*EXERCISE INSTRUCTIONS*: Copy each line of the material below that includes the string "matplotlib".

╭──

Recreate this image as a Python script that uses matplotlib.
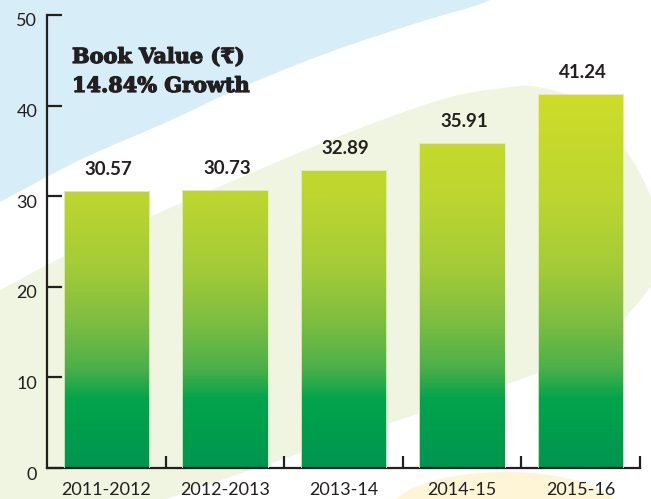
import matplotlib
matplotlib.use('Agg')
import matplotlib.pyplot as plt
import matplotlib.patheffects as pe
import numpy as np
from matplotlib.colors import LinearSegmentedColormap
from matplotlib.patches import Polygon, Ellipse
from matplotlib.transforms import ScaledTranslation

# ---- data ----
years = ['2011-2012', '2012-2013', '2013-14', '2014-15', '2015-16']
book_value = [30.57, 30.73, 32.89, 35.91, 41.24]
y_ticks = [0, 10, 20, 30, 40, 50]
title_lines = ['Book Value (\u20b9)', '14.84% Growth']

ink = '#231f20'


def catmull(points, n=20):
    """ smooth closed curve through the given pixel points """
    pts = np.array(points, dtype=float)
    out = []
    m = len(pts)
    for i in range(m):
        p0, p1, p2, p3 = pts[i - 1], pts[i], pts[(i + 1) % m], pts[(i + 2) % m]
        for t in np.linspace(0, 1, n, endpoint=False):
            t2, t3 = t * t, t * t * t
            out.append(0.5 * ((2 * p1) + (-p0 + p2) * t
                              + (2 * p0 - 5 * p1 + 4 * p2 - p3) * t2
                              + (-p0 + 3 * p1 - 3 * p2 + p3) * t3))
    return np.array(out)


fig = plt.figure(figsize=(6.51, 4.99), dpi=100)

#----------------------
#  Background shapes
#----------------------
bg = fig.add_axes([0, 0, 1, 1], zorder=-1)
bg.set_xlim(0, 651)
bg.set_ylim(499, 0)
bg.axis('off')

blue = [(-20, -20), (500, -20), (490, 0), (420, 22), (330, 52), (240, 88),
        (167, 122), (80, 160), (0, 202), (-20, 212)]
bg.add_patch(Polygon(catmull(blue, 8), closed=True, color='#d7eef9', lw=0))

leaf = [(-20, 300), (0, 290), (63, 257), (150, 217), (200, 195), (330, 140),
        (440, 100), (503, 88), (538, 87), (580, 102), (622, 145), (652, 200),
        (664, 258), (630, 312), (580, 350), (538, 373), (330, 443),
        (167, 499), (60, 540), (-20, 540)]
bg.add_patch(Polygon(catmull(leaf, 10), closed=True, color='#eff5e0', lw=0))

bg.add_patch(Ellipse((505, 512), 230, 80, color='#fef5d6', lw=0))

#-----------------
#  Main axes
#-----------------
ax = fig.add_axes([47 / 651, 1 - 468 / 499, 593 / 651, 453 / 499])
ax.set_facecolor('none')

x = np.arange(len(years))
bars = ax.bar(x, book_value, width=0.72, color='none',
              edgecolor='#e9f0c0', linewidth=0.6, zorder=3)

cmap = LinearSegmentedColormap.from_list('bv', [
    (0.0, '#009550'), (7.5 / 50, '#00a54b'), (11 / 50, '#4db049'),
    (16 / 50, '#7dbd41'), (22 / 50, '#a4cb38'), (30 / 50, '#bdd630'),
    (42 / 50, '#cfdd28'), (1.0, '#d4df27')])

for bar in bars:
    x0, w, h = bar.get_x(), bar.get_width(), bar.get_height()
    grad = np.linspace(0, h, 256).reshape(-1, 1)
    im = ax.imshow(grad, cmap=cmap, vmin=0, vmax=50, origin='lower',
                   extent=[x0, x0 + w, 0, h], aspect='auto', zorder=2)
    im.set_clip_path(bar)

for xi, v in zip(x, book_value):
    ax.annotate(f'{v:.2f}', (xi, v), xytext=(1.5, 11.5),
                textcoords='offset points', ha='center', va='baseline',
                fontsize=13.5, fontweight='bold', family='Lato', color=ink)

ax.set_xlim(-0.5, len(years) - 0.5)
ax.set_ylim(0, 50)

for side in ['top', 'right']:
    ax.spines[side].set_visible(False)
for side in ['left', 'bottom']:
    ax.spines[side].set_color(ink)
    ax.spines[side].set_linewidth(1.6)

ax.set_yticks(y_ticks)
ax.set_yticklabels([str(t) for t in y_ticks], family='Lato', fontsize=13, color=ink)
ax.tick_params(axis='y', direction='in', length=11, width=1.6, color=ink, pad=7)
offset = ScaledTranslation(0, -0.05, fig.dpi_scale_trans)
for lbl in ax.get_yticklabels():
    lbl.set_transform(lbl.get_transform() + offset)

ax.set_xticks(x)
ax.set_xticklabels(years, family='Lato', fontsize=13, color=ink)
ax.tick_params(axis='x', which='major', length=0, pad=10)
ax.set_xticks(x + 0.5, minor=True)
ax.tick_params(axis='x', which='minor', direction='in', length=8.5, width=1.6, color=ink)

# title block, stroked a little to get the heavy slab look
ttl = dict(fontsize=15, fontweight='bold', color=ink,
           family=['DejaVu Serif', 'DejaVu Sans'], va='baseline', ha='left',
           path_effects=[pe.withStroke(linewidth=0.9, foreground=ink)])
fig.text(72 / 651, 1 - 63 / 499, title_lines[0], **ttl)
fig.text(72 / 651, 1 - 92 / 499, title_lines[1], **ttl)

fig.savefig('out.png', dpi=100)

╰──

*SOLUTION TO THE EXERCISE*:
Recreate this image as a Python script that uses matplotlib.
import matplotlib
matplotlib.use('Agg')
import matplotlib.pyplot as plt
import matplotlib.patheffects as pe
from matplotlib.colors import LinearSegmentedColormap
from matplotlib.patches import Polygon, Ellipse
from matplotlib.transforms import ScaledTranslation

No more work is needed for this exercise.